### Exercise instructions
Leaving out every picture, retype the lines below from the top through the one that contains "const yDecades = [1000, 10000, 100000];".

### Source material
┄┄┄┄┄┄┄┄┄┄┄┄┄┄┄┄┄┄┄┄
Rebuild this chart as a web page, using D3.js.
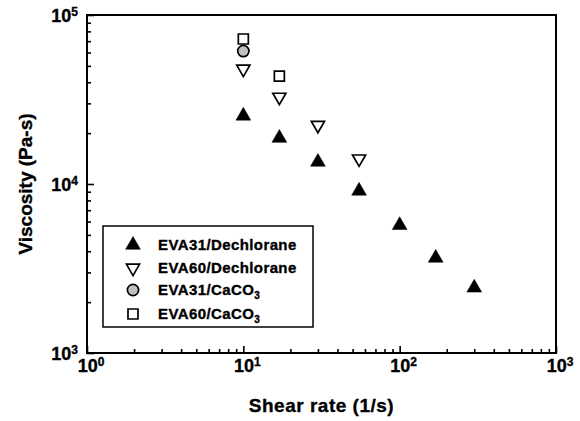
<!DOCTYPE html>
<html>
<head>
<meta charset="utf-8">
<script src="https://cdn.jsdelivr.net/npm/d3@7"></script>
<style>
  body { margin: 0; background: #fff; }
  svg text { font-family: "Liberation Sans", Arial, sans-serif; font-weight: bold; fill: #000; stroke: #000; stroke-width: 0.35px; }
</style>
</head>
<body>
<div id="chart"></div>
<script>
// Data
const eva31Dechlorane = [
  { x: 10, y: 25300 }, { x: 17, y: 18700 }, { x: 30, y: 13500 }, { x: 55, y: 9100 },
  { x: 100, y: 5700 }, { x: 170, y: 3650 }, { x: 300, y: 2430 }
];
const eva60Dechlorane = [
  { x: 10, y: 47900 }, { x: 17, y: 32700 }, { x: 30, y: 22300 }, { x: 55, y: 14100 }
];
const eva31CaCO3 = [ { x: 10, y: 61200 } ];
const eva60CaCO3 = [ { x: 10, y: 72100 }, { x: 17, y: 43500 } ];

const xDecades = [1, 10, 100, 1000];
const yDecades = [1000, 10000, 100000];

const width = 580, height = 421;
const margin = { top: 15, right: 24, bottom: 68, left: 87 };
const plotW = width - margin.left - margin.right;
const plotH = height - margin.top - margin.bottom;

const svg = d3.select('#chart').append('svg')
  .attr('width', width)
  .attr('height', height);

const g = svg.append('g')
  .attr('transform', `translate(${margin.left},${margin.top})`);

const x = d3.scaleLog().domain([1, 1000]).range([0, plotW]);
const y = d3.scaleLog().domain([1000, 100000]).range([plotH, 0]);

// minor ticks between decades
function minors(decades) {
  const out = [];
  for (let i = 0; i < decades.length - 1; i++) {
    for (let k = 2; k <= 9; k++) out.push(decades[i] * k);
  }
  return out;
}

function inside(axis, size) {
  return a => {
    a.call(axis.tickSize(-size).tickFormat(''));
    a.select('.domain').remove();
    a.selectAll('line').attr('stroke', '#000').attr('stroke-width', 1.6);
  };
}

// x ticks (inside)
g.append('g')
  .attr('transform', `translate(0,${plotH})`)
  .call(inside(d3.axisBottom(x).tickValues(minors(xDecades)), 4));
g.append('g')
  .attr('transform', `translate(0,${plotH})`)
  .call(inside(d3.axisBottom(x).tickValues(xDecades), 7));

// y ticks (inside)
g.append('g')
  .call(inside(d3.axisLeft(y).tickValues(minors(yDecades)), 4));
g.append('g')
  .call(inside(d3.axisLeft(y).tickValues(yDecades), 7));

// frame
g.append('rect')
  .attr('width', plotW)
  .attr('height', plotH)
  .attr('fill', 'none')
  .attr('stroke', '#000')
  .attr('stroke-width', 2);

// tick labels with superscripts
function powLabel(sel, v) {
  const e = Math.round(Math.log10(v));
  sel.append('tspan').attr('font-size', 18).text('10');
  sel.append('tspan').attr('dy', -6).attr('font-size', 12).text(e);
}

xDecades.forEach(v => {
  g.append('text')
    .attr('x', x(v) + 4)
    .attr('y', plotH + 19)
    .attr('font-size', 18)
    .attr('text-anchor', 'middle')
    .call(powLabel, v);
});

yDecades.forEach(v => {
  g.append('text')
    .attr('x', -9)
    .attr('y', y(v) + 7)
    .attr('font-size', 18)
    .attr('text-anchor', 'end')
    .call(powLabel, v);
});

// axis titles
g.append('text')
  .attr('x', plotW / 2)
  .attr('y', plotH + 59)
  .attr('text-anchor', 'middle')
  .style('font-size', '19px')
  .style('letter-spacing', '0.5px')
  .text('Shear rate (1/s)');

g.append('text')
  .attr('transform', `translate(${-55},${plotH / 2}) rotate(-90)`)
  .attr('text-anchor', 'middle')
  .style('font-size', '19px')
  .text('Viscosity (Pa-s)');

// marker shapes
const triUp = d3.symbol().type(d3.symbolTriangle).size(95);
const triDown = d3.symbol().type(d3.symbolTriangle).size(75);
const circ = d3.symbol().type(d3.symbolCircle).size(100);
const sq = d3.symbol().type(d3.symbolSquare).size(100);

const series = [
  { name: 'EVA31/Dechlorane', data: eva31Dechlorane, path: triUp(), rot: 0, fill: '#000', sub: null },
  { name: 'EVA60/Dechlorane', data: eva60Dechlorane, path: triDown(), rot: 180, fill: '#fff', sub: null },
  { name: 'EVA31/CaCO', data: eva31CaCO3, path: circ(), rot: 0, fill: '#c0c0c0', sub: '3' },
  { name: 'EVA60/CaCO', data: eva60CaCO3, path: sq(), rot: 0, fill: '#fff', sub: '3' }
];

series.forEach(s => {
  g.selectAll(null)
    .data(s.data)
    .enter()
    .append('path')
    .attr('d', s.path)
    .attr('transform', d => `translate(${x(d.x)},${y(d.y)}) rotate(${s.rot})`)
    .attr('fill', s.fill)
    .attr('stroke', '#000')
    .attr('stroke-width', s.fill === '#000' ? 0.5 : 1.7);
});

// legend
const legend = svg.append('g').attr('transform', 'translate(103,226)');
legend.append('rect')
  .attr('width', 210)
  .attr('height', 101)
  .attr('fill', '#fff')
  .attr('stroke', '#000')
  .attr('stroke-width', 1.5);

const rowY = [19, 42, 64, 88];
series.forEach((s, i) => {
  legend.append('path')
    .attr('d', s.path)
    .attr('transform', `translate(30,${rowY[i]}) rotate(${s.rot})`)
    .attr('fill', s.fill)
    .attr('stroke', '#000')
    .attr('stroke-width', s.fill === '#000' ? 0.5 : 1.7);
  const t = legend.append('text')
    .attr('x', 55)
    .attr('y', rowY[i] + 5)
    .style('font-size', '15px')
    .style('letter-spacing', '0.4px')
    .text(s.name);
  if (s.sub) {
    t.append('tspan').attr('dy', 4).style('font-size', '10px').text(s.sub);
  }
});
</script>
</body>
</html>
┄┄┄┄┄┄┄┄┄┄┄┄┄┄┄┄┄┄┄┄
### Result for this task
Rebuild this chart as a web page, using D3.js.
<!DOCTYPE html>
<html>
<head>
<meta charset="utf-8">
<script src="https://cdn.jsdelivr.net/npm/d3@7"></script>
<style>
  body { margin: 0; background: #fff; }
  svg text { font-family: "Liberation Sans", Arial, sans-serif; font-weight: bold; fill: #000; stroke: #000; stroke-width: 0.35px; }
</style>
</head>
<body>
<div id="chart"></div>
<script>
// Data
const eva31Dechlorane = [
  { x: 10, y: 25300 }, { x: 17, y: 18700 }, { x: 30, y: 13500 }, { x: 55, y: 9100 },
  { x: 100, y: 5700 }, { x: 170, y: 3650 }, { x: 300, y: 2430 }
];
const eva60Dechlorane = [
  { x: 10, y: 47900 }, { x: 17, y: 32700 }, { x: 30, y: 22300 }, { x: 55, y: 14100 }
];
const eva31CaCO3 = [ { x: 10, y: 61200 } ];
const eva60CaCO3 = [ { x: 10, y: 72100 }, { x: 17, y: 43500 } ];

const xDecades = [1, 10, 100, 1000];
const yDecades = [1000, 10000, 100000];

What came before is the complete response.